Ruth Root
Read the critics on Ruth Root, and the names dropped are Philip Guston, Ellsworth Kelly, Piet Mondrian, and Richard Tuttle. The Guston references derive from the waggish strategy by which Root made her earlier color-block abstractions self-conscious: Little pairs of eyes peeped through what one had assumed to be a flat, nonillusionistic span of paint, and lit cigarettes protruded from the seams where colors touched. It was a gimmick, albeit a clever one, and in her recent show Root wisely rested it. Without the sexy, anthropomorphic gestures toward satiety, wariness, and contemplation, her abstractions (still enamel on wafer-thin, shaped aluminum panels) were left to speak for themselves in the old language of grid and hue.

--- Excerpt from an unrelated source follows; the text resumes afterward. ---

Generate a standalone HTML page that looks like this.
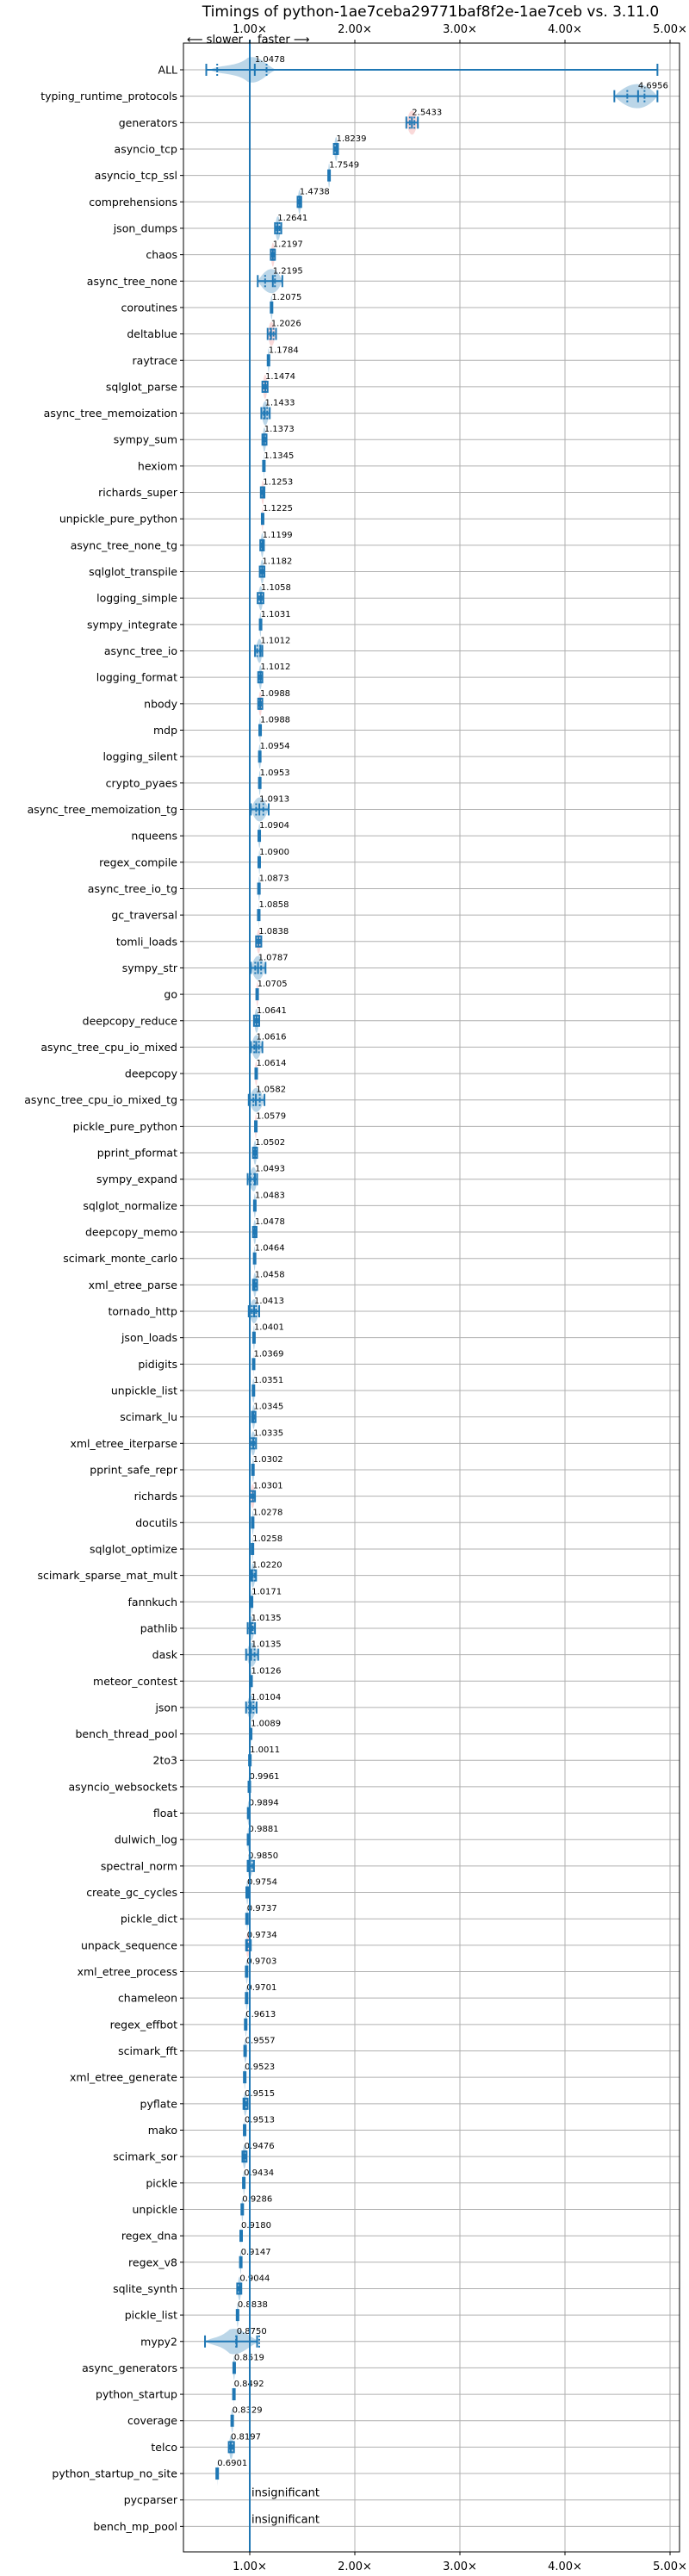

In this realm of “pure” abstraction, the debt to Kelly’s color/form juxtapositions looms especially large. There’s ample urban boogie-woogie in the way the aluminum’s odd curves balance against those sharp-edged, irregularly sized color patches, and Root’s palette—favoring chocolate browns and metal grays enlivened by lemon, lavender, or cherry—exhibits something of Tuttle’s knowing innocence. So are these paintings simply adroit syntheses concocted in the History of Abstraction Lab? Is the nudge-wink of the eyes and cigarettes still what the work is all about?

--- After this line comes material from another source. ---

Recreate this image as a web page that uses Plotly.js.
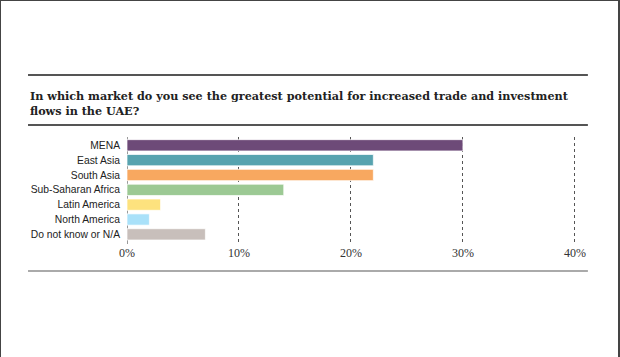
<!DOCTYPE html>
<html>
<head>
<meta charset="utf-8">
<script src="https://cdn.plot.ly/plotly-3.0.1.min.js"></script>
<style>
html,body{margin:0;padding:0;background:#fff;}
#frame{position:absolute;left:0;top:0;width:620px;height:357px;box-sizing:border-box;border-top:1px solid #444;border-left:1px solid #444;border-right:2px solid #444;}
#chart{position:absolute;left:0;top:0;width:620px;height:357px;}
</style>
</head>
<body>
<div id="chart"></div>
<div id="frame"></div>
<script>
const categories = ["MENA","East Asia","South Asia","Sub-Saharan Africa","Latin America","North America","Do not know or N/A"];
const values = [30, 22, 22, 14, 3, 2, 7];
const barColors = ["#6D4A78","#57A3AF","#F8A860","#9CC994","#FDE27E","#A9E1F9","#C8BFBB"];
const tickValues = [0, 10, 20, 30, 40];
const tickLabels = ["0%","10%","20%","30%","40%"];
const titleText = "In which market do you see the greatest potential for increased trade and investment<br>flows in the UAE?";

const L = 127, W = 449.1, T = 137, H = 107;
const px = x => (x - L) / W;
const py = y => (T + H - y) / H;

const trace = {
  type: "bar",
  orientation: "h",
  y: categories,
  x: values,
  marker: {color: barColors, line: {color: "rgba(255,255,255,0.7)", width: 1}},
  width: 0.76,
  hoverinfo: "skip"
};

const rule = (y, color, w) => ({type:"line", xref:"paper", yref:"paper", x0: px(28), x1: px(588), y0: py(y), y1: py(y), line:{color:color, width:w}});

const layout = {
  width: 620, height: 357,
  margin: {l: L, r: 620 - L - W, t: T, b: 357 - T - H},
  paper_bgcolor: "#fff", plot_bgcolor: "#fff",
  showlegend: false,
  title: {
    text: titleText,
    xref: "container", yref: "container",
    x: 30/620, xanchor: "left",
    y: 1 - 100/357, yanchor: "top",
    font: {family: "DejaVu Serif, serif", size: 11.2, color: "#222", weight: "bold"}
  },
  xaxis: {
    range: [0, 40.1],
    tickvals: tickValues, ticktext: tickLabels,
    showgrid: true, gridcolor: "#555", griddash: "3px,3px", gridwidth: 1,
    zeroline: true, zerolinecolor: "#999", zerolinewidth: 1,
    showline: false, ticks: "",
    tickfont: {family: "Liberation Serif, serif", size: 12, color: "#333"},
    ticklabelstandoff: 0,
    fixedrange: true
  },
  yaxis: {
    range: [6.65, -0.56],
    type: "category",
    showgrid: false, zeroline: false, showline: false, ticks: "",
    tickfont: {family: "Liberation Sans, sans-serif", size: 10.3, color: "#222"},
    ticklabelstandoff: 6,
    fixedrange: true
  },
  shapes: [rule(75, "#555", 2), rule(125, "#555", 2), rule(271, "#aaa", 2)]
};

Plotly.newPlot("chart", [trace], layout, {staticPlot: true, displayModeBar: false});
</script>
</body>
</html>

Fortunately no, or at least not completely. The weight of the father figures remains, but in her cheerful, bollocksy way, Root comes close to Harold Bloom’s discussion of the absorption and reconfiguration of the precursor. It was even possible, at Kelly’s concurrent show nearby, to see his elegant arcs and methodical chromatic juxtapositions as replies to Root’s insouciance rather than the other way around. In other words, Root’s relationship to her lineage goes beyond teasing appropriation to genuine engagement. And even if you didn’t know Kelly existed, you could still enjoy the way Root slips along the left side of one painting from cool sea gray to warm clay gray to strident candy purple to bruised red-brown and back to a different cool gray, the way she makes a brighter passage smaller to punch up its tang or plays a lilac corner against a blip of acid yellow, a prong of dirty tiger-lily orange, and a heavy section of charcoal (all works Untitled, 2002–2003). It’s amusing and obscurely satisfying to perceive Root’s rule that curved or slanted edges appear courtesy of the cut aluminum only, while lines where paint abuts paint are ruled and right-angled—as if the tight interiors were being squashed and molded by a separate kind of physics in the world beyond.

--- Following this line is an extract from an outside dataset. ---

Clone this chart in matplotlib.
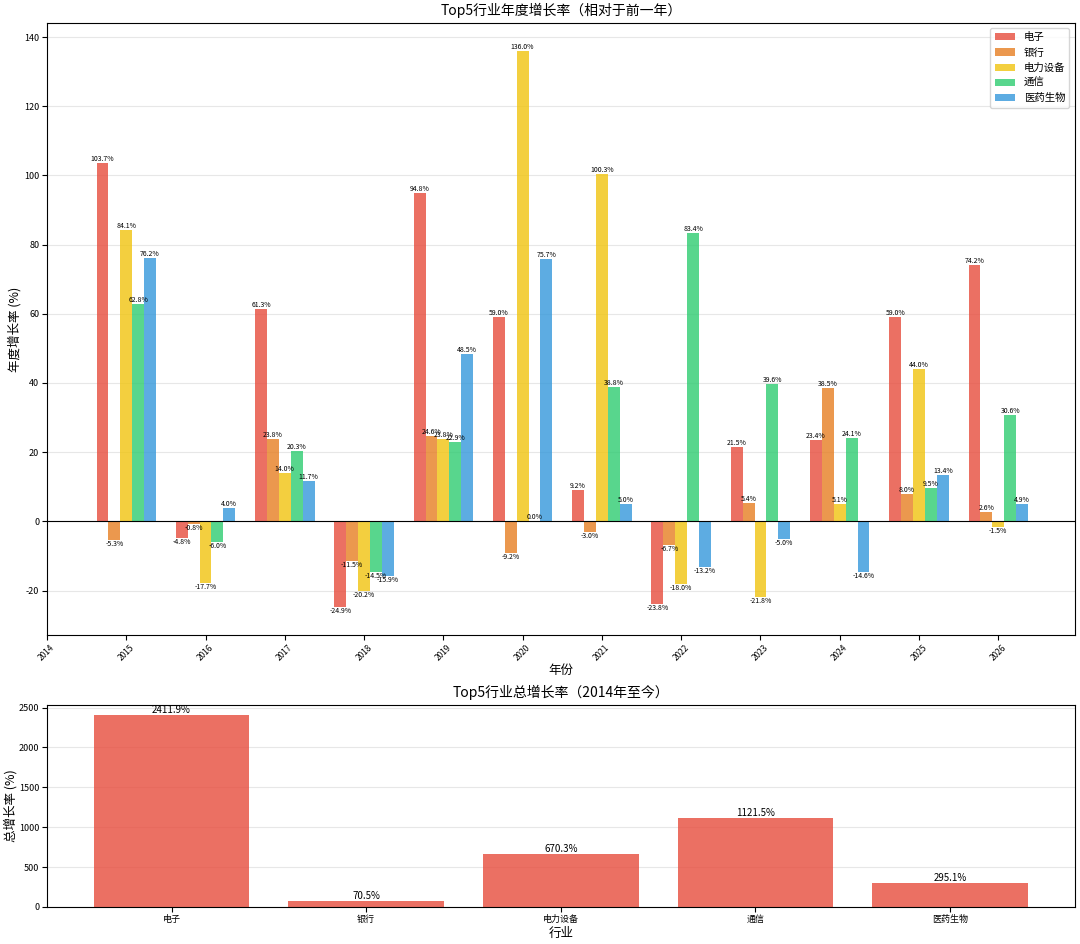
import numpy as np
import matplotlib
matplotlib.use("Agg")
import matplotlib.pyplot as plt

plt.rcParams['font.family'] = ['Noto Sans CJK SC', 'DejaVu Sans']
plt.rcParams['axes.unicode_minus'] = False

# data
years = [2015, 2016, 2017, 2018, 2019, 2020, 2021, 2022, 2023, 2024, 2025, 2026]
industries = ['电子', '银行', '电力设备', '通信', '医药生物']
growth_dianzi = [103.7, -4.8, 61.3, -24.9, 94.8, 59.0, 9.2, -23.8, 21.5, 23.4, 59.0, 74.2]
growth_yinhang = [-5.3, -0.8, 23.8, -11.5, 24.6, -9.2, -3.0, -6.7, 5.4, 38.5, 8.0, 2.6]
growth_dianli = [84.1, -17.7, 14.0, -20.2, 23.8, 136.0, 100.3, -18.0, -21.8, 5.1, 44.0, -1.5]
growth_tongxin = [62.8, -6.0, 20.3, -14.5, 22.9, 0.0, 38.8, 83.4, 39.6, 24.1, 9.5, 30.6]
growth_yiyao = [76.2, 4.0, 11.7, -15.9, 48.5, 75.7, 5.0, -13.2, -5.0, -14.6, 13.4, 4.9]
total_growth = [2411.9, 70.5, 670.3, 1121.5, 295.1]

series = [growth_dianzi, growth_yinhang, growth_dianli, growth_tongxin, growth_yiyao]
colors = ['#E74C3C', '#E67E22', '#F1C40F', '#2ECC71', '#3498DB']

fig = plt.figure(figsize=(10.8, 9.44), dpi=100)
ax1 = fig.add_axes([0.0435, 0.327, 0.9515, 0.6486])
ax2 = fig.add_axes([0.0435, 0.0392, 0.9515, 0.214])

# top chart: yearly growth
width = 0.15
x = np.array(years)
for i, (name, vals) in enumerate(zip(industries, series)):
    pos = x + (i - 2) * width
    bars = ax1.bar(pos, vals, width, label=name, color=colors[i], alpha=0.8)
    for b, v in zip(bars, vals):
        if v >= 0:
            ax1.text(b.get_x() + b.get_width() / 2, v, f'{v:.1f}%',
                     ha='center', va='bottom', fontsize=5)
        else:
            ax1.text(b.get_x() + b.get_width() / 2, v, f'{v:.1f}%',
                     ha='center', va='top', fontsize=5)

ax1.axhline(0, color='black', linewidth=0.8)
ax1.set_xticks(range(2014, 2027))
ax1.set_xticklabels([str(y) for y in range(2014, 2027)], rotation=45, fontsize=6)
ax1.tick_params(axis='y', labelsize=6.5, pad=2)
ax1.tick_params(axis='x', pad=2)
ax1.set_title('Top5行业年度增长率（相对于前一年）', fontsize=10)
ax1.set_xlabel('年份', fontsize=9, labelpad=1)
ax1.set_ylabel('年度增长率 (%)', fontsize=9, labelpad=2)
ax1.legend(loc='upper right', fontsize=7.5)
ax1.grid(axis='y', alpha=0.3)
ax1.set_axisbelow(True)

# bottom chart: total growth
bars2 = ax2.bar(industries, total_growth, color=colors[0], alpha=0.8)
for b, v in zip(bars2, total_growth):
    ax2.text(b.get_x() + b.get_width() / 2, v, f'{v:.1f}%',
             ha='center', va='bottom', fontsize=7)
ax2.set_title('Top5行业总增长率（2014年至今）', fontsize=10)
ax2.set_xlabel('行业', fontsize=9, labelpad=2)
ax2.set_ylabel('总增长率 (%)', fontsize=9, labelpad=1)
ax2.tick_params(labelsize=6.5, pad=2)
ax2.grid(axis='y', alpha=0.3)
ax2.set_axisbelow(True)

fig.savefig('out.png', dpi=100)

Such viewing games attempt to isolate what make Root’s paintings fresh, when their touchstones are decades old. Partly it’s the plasticky regularity of their surfaces and the muted designer dorkiness of the colors they come in. Inviting Josef Albers–ish reveries about adjacency and complement, they also nod toward commercial-design vocabularies, from the Pantone system to T-shirt choices in a catalogue. There’s a feeling that at any moment the tension among their components could slacken and they’d rearrange, not like headlights on a wet night on Broadway scored by bebop clarinet but like pixels scrambling, accompanied by a menu of beeps, clicks, and whirrs.
This reading may fall into what could be called the digital fallacy. Root’s work glides forward on a purposely deadpan or flattened sprightliness, an energy that’s neither simulated nor ironized but intensely mediated—and it’s tempting to ascribe this to technology’s conceptual and visual influences. She’s in debt not only to venerable painterly tradition but to immaterial, manipulable image units, and it’s this meld that makes Root especially fun to look at now. But what really matters—what empowers her to take on that tradition of hard-edge abstraction and own it in 2003—is the way her colors, laid together, make a synesthetic sound inside one’s eyes.